··· RECORD EXCERPTS

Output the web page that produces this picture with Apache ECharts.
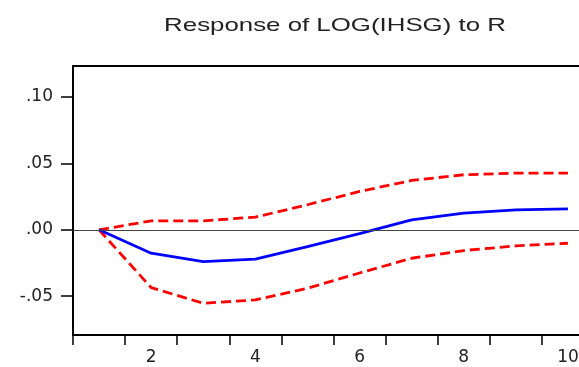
<!DOCTYPE html>
<html>
<head>
<meta charset="utf-8">
<script src="https://cdn.jsdelivr.net/npm/echarts@6/dist/echarts.min.js"></script>
<style>
html,body{margin:0;padding:0;background:#fff;}
#chart{width:579px;height:367px;}
</style>
</head>
<body>
<div id="chart"></div>
<script>
var periods = ['1','2','3','4','5','6','7','8','9','10'];
var response = [0, -0.0176, -0.0239, -0.0221, -0.0126, -0.0028, 0.0075, 0.0126, 0.0151, 0.0158];
var upperBand = [0, 0.0068, 0.0068, 0.0096, 0.0189, 0.0289, 0.0372, 0.0415, 0.0427, 0.0427];
var lowerBand = [0, -0.0435, -0.0553, -0.0528, -0.0440, -0.0325, -0.0214, -0.0156, -0.0121, -0.0101];
var yTicks = [-0.05, 0, 0.05, 0.10];
var titleText = 'Response of LOG(IHSG) to R';

function fmt(v) {
  var s = Math.abs(v).toFixed(2).replace(/^0/, '');
  return (v < -1e-9 ? '-' : '') + s;
}

var chart = echarts.init(document.getElementById('chart'), null, {renderer: 'canvas'});
var labelFont = {fontFamily: 'DejaVu Sans', fontSize: 17, color: '#222'};
chart.setOption({
  animation: false,
  backgroundColor: '#fff',
  graphic: [{
    type: 'text',
    x: 335, y: 26,
    scaleX: 1.36,
    style: {
      text: titleText,
      fontFamily: 'Liberation Sans',
      fontSize: 19,
      fill: '#222',
      textAlign: 'center',
      textVerticalAlign: 'middle'
    }
  }],
  grid: {
    left: 73, top: 66, height: 269, width: 521,
    outerBoundsMode: 'none',
    containLabel: false,
    show: true, borderColor: '#000', borderWidth: 2, backgroundColor: '#fff'
  },
  xAxis: {
    type: 'category',
    data: periods,
    boundaryGap: true,
    axisLine: {show: true, onZero: false, lineStyle: {color: '#000', width: 2}},
    axisTick: {show: true, interval: 0, length: 10, lineStyle: {color: '#000', width: 1.5}},
    axisLabel: Object.assign({
      interval: function (idx) { return idx % 2 === 1; },
      margin: 14
    }, labelFont),
    splitLine: {show: false}
  },
  yAxis: {
    type: 'value',
    min: -0.0792,
    max: 0.1234,
    axisLine: {show: true, onZero: false, lineStyle: {color: '#000', width: 2}},
    axisTick: {show: true, length: 12, customValues: yTicks, lineStyle: {color: '#000', width: 1.5}},
    axisLabel: Object.assign({
      customValues: yTicks,
      margin: 20,
      formatter: fmt
    }, labelFont),
    splitLine: {show: false}
  },
  series: [
    {
      type: 'line',
      data: upperBand,
      symbol: 'none',
      lineStyle: {color: '#ff0000', width: 2.8, type: [10, 5]},
      z: 3
    },
    {
      type: 'line',
      data: lowerBand,
      symbol: 'none',
      lineStyle: {color: '#ff0000', width: 2.8, type: [10, 5]},
      z: 3
    },
    {
      type: 'line',
      data: response,
      symbol: 'none',
      lineStyle: {color: '#0000ff', width: 2.8},
      z: 4,
      markLine: {
        silent: true,
        symbol: 'none',
        label: {show: false},
        lineStyle: {color: '#444', width: 1.2, type: 'solid'},
        data: [{yAxis: 0}]
      }
    }
  ]
});
</script>
</body>
</html>
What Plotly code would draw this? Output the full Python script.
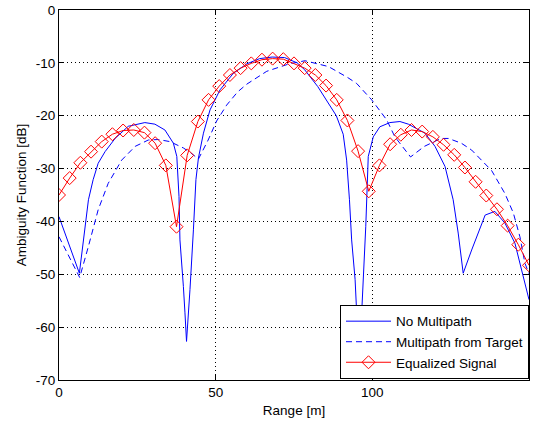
import numpy as np
import plotly.graph_objects as go

# No Multipath (solid blue)
nm_x = [0, 3.0, 6.5, 9.4, 10.9, 12.5, 14.7, 17.9, 22.1, 27.4, 30.6, 33.8, 36.5, 37.6, 38.3,
        38.6, 39.2, 39.7, 40.2, 40.7, 41.8, 42.3, 42.9, 43.7, 44.5, 46.1, 48.2, 51.4, 55.6,
        59.9, 64.0, 68.0, 72.0, 76.0, 78.4, 82.6, 86.0, 88.5, 90.7, 91.8, 92.7, 93.4, 94.5,
        95.0, 95.7, 96.5, 97.2, 97.9, 98.7, 100.3, 102.4, 105.6, 108.8, 111.5, 116.8, 120.0,
        123.2, 125.8, 127.4, 129.0, 131.7, 133.8, 136.0, 139.1, 142.3, 145.5, 148.2, 150.0]
nm_y = [-39.1, -44.1, -49.8, -35.9, -32.1, -29.0, -26.8, -24.3, -22.0, -21.3, -21.6, -22.7, -25.2, -27.7, -35.3,
        -43.5, -47.9, -52.3, -57.3, -62.7, -52.9, -48.5, -41.6, -32.1, -28.0, -23.3, -18.9, -15.1, -12.0,
        -10.2, -9.2, -8.9, -9.0, -10.0, -11.3, -14.5, -17.8, -20.0, -23.5, -28.4, -35.9, -43.5, -51.0,
        -58.6, -66.0, -58.6, -49.8, -41.0, -27.7, -24.0, -22.1, -21.3, -21.1, -21.6, -23.3, -25.8,
        -29.6, -35.9, -42.2, -49.8, -45.4, -42.2, -38.8, -38.1, -40.3, -44.1, -50.4, -54.8]

# Multipath from Target (dashed blue)
mp_x = [0, 4.1, 6.6, 9.4, 12.5, 15.7, 20.0, 24.3, 28.5, 31.7, 35.4, 39.7, 42.0, 44.5, 47.6,
        50.3, 53.5, 57.0, 60.0, 66.3, 73.4, 78.5, 86.0, 92.2, 95.0, 99.8, 104.6, 107.2, 112.2,
        116.6, 121.9, 124.3, 128.4, 131.7, 134.7, 138.1, 142.3, 145.0, 147.1, 148.7, 150.0]
mp_y = [-42.9, -47.6, -50.6, -44.7, -37.8, -32.8, -28.4, -25.8, -24.6, -24.5, -24.9, -26.1, -27.0, -28.2, -24.6,
        -21.0, -18.0, -15.5, -14.0, -11.6, -10.2, -9.6, -10.7, -12.8, -13.9, -17.0, -20.8, -24.0, -27.8,
        -25.8, -24.3, -24.3, -25.2, -26.5, -28.4, -30.4, -34.7, -38.4, -42.9, -47.9, -49.9]

# Equalized Signal (red, diamonds), 45 samples over 0..150 m
eq_x = np.linspace(0, 150, 45)
eq_y = [-35.0, -31.8, -28.9, -26.8, -24.9, -23.5, -22.8, -22.7, -23.2, -25.2, -29.4, -41.0, -27.5, -21.1, -17.0,
        -14.4, -12.3, -11.0, -10.1, -9.4, -9.2, -9.3, -10.1, -11.0, -12.3, -14.3, -17.0, -20.9, -26.7, -34.3,
        -29.4, -25.4, -23.6, -22.7, -23.0, -24.0, -25.5, -27.4, -29.8, -32.5, -35.1, -37.7, -40.8, -44.4, -48.3]

x_ticks = [0, 50, 100, 150]
y_ticks = [0, -10, -20, -30, -40, -50, -60, -70]

FONT = "Liberation Sans"

fig = go.Figure()
fig.add_trace(go.Scatter(x=nm_x, y=nm_y, mode="lines", name="No Multipath",
                         line=dict(color="#0000ff", width=1)))
fig.add_trace(go.Scatter(x=mp_x, y=mp_y, mode="lines", name="Multipath from Target",
                         line=dict(color="#0000ff", width=1, dash="6px,4px")))
fig.add_trace(go.Scatter(x=eq_x, y=eq_y, mode="lines+markers", name="Equalized Signal",
                         line=dict(color="#ff0000", width=1),
                         marker=dict(symbol="diamond-open", size=10, color="#ff0000",
                                     line=dict(color="#ff0000", width=1))))

axis_common = dict(showline=True, linecolor="black", linewidth=1, mirror="ticks",
                   ticks="inside", ticklen=5, tickcolor="black", automargin=False,
                   showgrid=True, gridcolor="black", gridwidth=1, griddash="1px,3px",
                   zeroline=False, tickfont=dict(family=FONT, size=13.5, color="black"))

fig.update_xaxes(range=[0, 150], tickvals=x_ticks, ticktext=[str(v) for v in x_ticks],
                 title=dict(text="Range [m]", font=dict(family=FONT, size=13.5, color="black"),
                            standoff=6),
                 **axis_common)
fig.update_yaxes(range=[-70, 0], tickvals=y_ticks, ticktext=[str(v) for v in y_ticks],
                 title=dict(text="Ambiguity Function [dB]", font=dict(family=FONT, size=13.5, color="black"),
                            standoff=6),
                 **axis_common)

fig.update_layout(
    width=538, height=425,
    margin=dict(l=59, r=9, t=10, b=45),
    paper_bgcolor="white", plot_bgcolor="white",
    font=dict(family=FONT, size=13.5, color="black"),
    legend=dict(x=1.0, y=0.003, xanchor="right", yanchor="bottom",
                bgcolor="white", bordercolor="black", borderwidth=1,
                font=dict(family=FONT, size=13.5, color="black"),
                tracegroupgap=0, itemwidth=45),
    showlegend=True,
)

fig.write_html("out.html")
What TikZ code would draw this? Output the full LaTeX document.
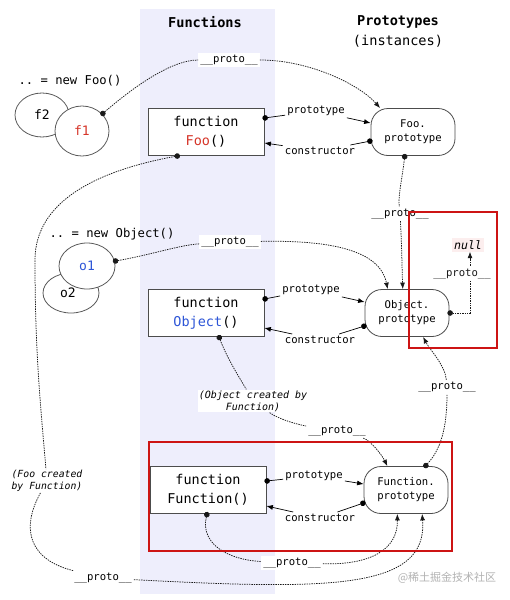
\documentclass[tikz,border=0pt]{standalone}
\usepackage{fontspec}
\setmonofont{DejaVu Sans Mono}
\newfontfamily\cjk{Noto Sans CJK SC}
\usetikzlibrary{arrows.meta,shapes.geometric}
\definecolor{fooRed}{RGB}{214,52,40}
\definecolor{objBlue}{RGB}{45,85,215}
\definecolor{colBg}{RGB}{238,238,252}
\definecolor{nullBg}{RGB}{252,238,238}
\definecolor{hiRed}{RGB}{205,20,20}
\newcommand{\protolbl}{\_\_proto\_\_}

\begin{document}
\begin{tikzpicture}[x=1pt, y=-1pt,
    head/.style={font=\ttfamily\bfseries\fontsize{13.6}{16}\selectfont},
    capt/.style={font=\ttfamily\fontsize{12.2}{14}\selectfont},
    inst/.style={ellipse, draw=black!65, fill=white, line width=0.8pt, inner sep=0pt,
      font=\ttfamily\fontsize{13}{15}\selectfont},
    fbox/.style={draw=black!70, fill=white, line width=0.8pt, minimum width=116pt,
      minimum height=47pt, align=center, font=\ttfamily\fontsize{13.5}{19}\selectfont},
    pbox/.style={draw=black!70, fill=white, line width=0.8pt, rounded corners=17pt,
      minimum width=84pt, minimum height=47pt, align=center,
      font=\ttfamily\fontsize{10.6}{14}\selectfont},
    lbl/.style={fill=white, inner sep=2pt, font=\ttfamily\fontsize{10.6}{12}\selectfont},
    note/.style={fill=white, inner sep=1pt, align=center,
      font=\ttfamily\itshape\fontsize{10}{12}\selectfont},
    from/.style={{Circle[length=5.5pt, sep=-2pt]}-},
    into/.style={-{Latex[length=6.5pt,width=5pt]}},
    fromto/.style={{Circle[length=5.5pt, sep=-2pt]}-{Latex[length=6.5pt,width=5pt]}},
    link/.style={line width=0.7pt},
    chain/.style={line width=0.75pt, black!90, dash pattern=on 1.4pt off 1pt},
    hibox/.style={draw=hiRed, line width=1.8pt}
  ]

  \useasboundingbox (0,0) rectangle (510,600);
  \fill[colBg] (140,9) rectangle (275,594);

  \node[head] (hfun) at (205,22) {Functions};
  \node[head] (hproto) at (398,22) {Prototypes};
  \node[capt, font=\ttfamily\fontsize{13.6}{16}\selectfont] (hinst) at (398,41) {(instances)};

  \node[capt] (capfoo) at (70,81) {.. = new Foo()};
  \node[inst, minimum width=54pt, minimum height=44pt] (f2) at (42,115) {f2};
  \node[inst, minimum width=54pt, minimum height=50pt] (f1) at (82,131) {\textcolor{fooRed}{f1}};
  \node[capt] (capobj) at (112,234) {.. = new Object()};
  \node[inst, minimum width=56pt, minimum height=40pt] (o2) at (71,293) {\raisebox{-4pt}{o2\hspace*{6pt}}};
  \node[inst, minimum width=56pt, minimum height=46pt] (o1) at (87,266) {\textcolor{objBlue}{o1}};

  \node[fbox] (foo) at (206,132) {function\\\textcolor{fooRed}{Foo}()};
  \node[pbox] (fooproto) at (413,132) {Foo.\\prototype};
  \node[fbox] (object) at (206,313) {function\\\textcolor{objBlue}{Object}()};
  \node[pbox] (objproto) at (407,313) {Object.\\prototype};
  \node[fbox] (function) at (208,490) {function\\Function()};
  \node[pbox] (funproto) at (406,490) {Function.\\prototype};
  \node[fill=nullBg, inner sep=2pt, font=\ttfamily\itshape\fontsize{11.6}{13}\selectfont] (null) at (468,245) {null};

  \node[lbl] (pfoo) at (316,111) {prototype};
  \node[lbl] (cfoo) at (320,151) {constructor};
  \node[lbl] (pobj) at (311,290) {prototype};
  \node[lbl] (cobj) at (320,340) {constructor};
  \node[lbl] (pfn) at (314,476) {prototype};
  \node[lbl] (cfn) at (320,518) {constructor};

  \node[lbl] (pf1) at (229,60) {\protolbl};
  \node[lbl] (pfp) at (400,214) {\protolbl};
  \node[lbl] (po1) at (230,242) {\protolbl};
  \node[lbl] (pobjfun) at (337,431) {\protolbl};
  \node[lbl] (pfunp) at (447,387) {\protolbl};
  \node[lbl] (pfun) at (292,563) {\protolbl};
  \node[lbl] (pfoofun) at (103,578) {\protolbl};
  \node[note] (nobj) at (253,401) {(Object created by\\Function)};
  \node[note, font=\ttfamily\itshape\fontsize{9.8}{12}\selectfont] (nfoo) at (47,481) {(Foo created\\by Function)};

  \draw[link, from] ([yshift=14pt]foo.east) -- (pfoo);
  \draw[link, into] (pfoo) -- ([yshift=9pt]fooproto.west);
  \draw[link, from] ([yshift=-9pt]fooproto.west) -- (cfoo);
  \draw[link, into] (cfoo) -- ([yshift=-11pt]foo.east);
  \draw[link, from] ([yshift=14pt]object.east) -- (pobj);
  \draw[link, into] (pobj) -- ([yshift=11pt]objproto.west);
  \draw[link, from] ([yshift=-13pt]objproto.west) -- (cobj);
  \draw[link, into] (cobj) -- ([yshift=-15pt]object.east);
  \draw[link, from] ([yshift=9pt]function.east) -- (pfn);
  \draw[link, into] (pfn) -- ([yshift=6pt]funproto.west);
  \draw[link, from] ([yshift=-13pt]funproto.west) -- (cfn);
  \draw[link, into] (cfn) -- ([yshift=-16pt]function.east);

  \draw[chain, from] (f1.40) .. controls (130,90) and (170,60) .. (pf1);
  \draw[chain, into] (pf1) .. controls (310,60) and (360,85) .. (fooproto.144);
  \draw[chain, from] (fooproto.-109) .. controls (402,180) and (398,195) .. (pfp);
  \draw[chain, into] (pfp) .. controls (402,250) and (402,270) .. (objproto.100);
  \draw[chain, from] (o1.10) .. controls (150,255) and (180,245) .. (po1);
  \draw[chain, into] (po1) .. controls (330,240) and (380,250) .. (objproto.129);
  \draw[chain, fromto] (objproto.east) -| node[lbl, pos=0.75, xshift=-8pt, yshift=8pt] (pnull) {\protolbl} ([xshift=2pt]null.south);
  \draw[chain, from] ([xshift=13pt]object.south) .. controls (228,360) and (238,375) .. (nobj);
  \draw[chain] (nobj) .. controls (280,420) and (300,425) .. (pobjfun);
  \draw[chain, into] (pobjfun) .. controls (370,440) and (382,455) .. (funproto.128);
  \draw[chain, from] (funproto.51) .. controls (440,450) and (447,430) .. (pfunp);
  \draw[chain, into] (pfunp) .. controls (445,365) and (430,350) .. (objproto.-56);
  \draw[chain, from] ([xshift=-1pt]function.south) .. controls (200,545) and (230,560) .. (pfun);
  \draw[chain, into] (pfun) .. controls (370,565) and (398,550) .. (funproto.250);
  \draw[chain, from] ([xshift=-28pt]foo.south) .. controls (100,170) and (35,200) .. (35,260)
    .. controls (35,350) and (40,400) .. (nfoo);
  \draw[chain] (nfoo) .. controls (20,530) and (30,560) .. (pfoofun);
  \draw[chain, into] (pfoofun) .. controls (330,590) and (428,590) .. (funproto.304);

  \draw[hibox] (409,212) rectangle (497,348);
  \draw[hibox] (149,442) rectangle (452,551);

  \node[text=black!30, font=\cjk\fontsize{11}{13}\selectfont] (wm) at (447,578) {@稀土掘金技术社区};
\end{tikzpicture}
\end{document}
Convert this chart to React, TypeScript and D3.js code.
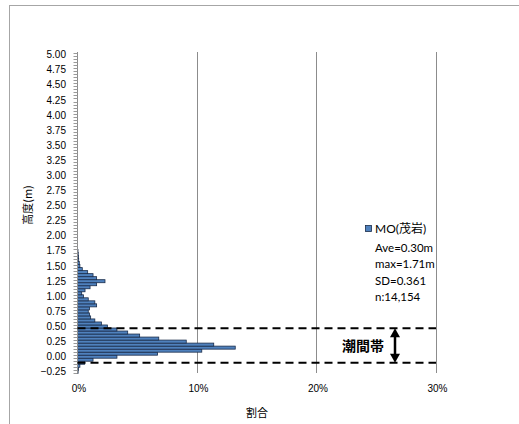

······

Leave out every picture, then retype exactly the lines from the one containing "What TikZ code" through the one containing "(hinst) at (398,41)".

What TikZ code would draw this? Output the full LaTeX document.
\documentclass[tikz,border=0pt]{standalone}
\usepackage{fontspec}
\setmonofont{DejaVu Sans Mono}
\newfontfamily\cjk{Noto Sans CJK SC}
\usetikzlibrary{arrows.meta,shapes.geometric}
\definecolor{fooRed}{RGB}{214,52,40}
\definecolor{objBlue}{RGB}{45,85,215}
\definecolor{colBg}{RGB}{238,238,252}
\definecolor{nullBg}{RGB}{252,238,238}
\definecolor{hiRed}{RGB}{205,20,20}
\newcommand{\protolbl}{\_\_proto\_\_}

\begin{document}
\begin{tikzpicture}[x=1pt, y=-1pt,
    head/.style={font=\ttfamily\bfseries\fontsize{13.6}{16}\selectfont},
    capt/.style={font=\ttfamily\fontsize{12.2}{14}\selectfont},
    inst/.style={ellipse, draw=black!65, fill=white, line width=0.8pt, inner sep=0pt,
      font=\ttfamily\fontsize{13}{15}\selectfont},
    fbox/.style={draw=black!70, fill=white, line width=0.8pt, minimum width=116pt,
      minimum height=47pt, align=center, font=\ttfamily\fontsize{13.5}{19}\selectfont},
    pbox/.style={draw=black!70, fill=white, line width=0.8pt, rounded corners=17pt,
      minimum width=84pt, minimum height=47pt, align=center,
      font=\ttfamily\fontsize{10.6}{14}\selectfont},
    lbl/.style={fill=white, inner sep=2pt, font=\ttfamily\fontsize{10.6}{12}\selectfont},
    note/.style={fill=white, inner sep=1pt, align=center,
      font=\ttfamily\itshape\fontsize{10}{12}\selectfont},
    from/.style={{Circle[length=5.5pt, sep=-2pt]}-},
    into/.style={-{Latex[length=6.5pt,width=5pt]}},
    fromto/.style={{Circle[length=5.5pt, sep=-2pt]}-{Latex[length=6.5pt,width=5pt]}},
    link/.style={line width=0.7pt},
    chain/.style={line width=0.75pt, black!90, dash pattern=on 1.4pt off 1pt},
    hibox/.style={draw=hiRed, line width=1.8pt}
  ]

  \useasboundingbox (0,0) rectangle (510,600);
  \fill[colBg] (140,9) rectangle (275,594);

  \node[head] (hfun) at (205,22) {Functions};
  \node[head] (hproto) at (398,22) {Prototypes};
  \node[capt, font=\ttfamily\fontsize{13.6}{16}\selectfont] (hinst) at (398,41) {(instances)};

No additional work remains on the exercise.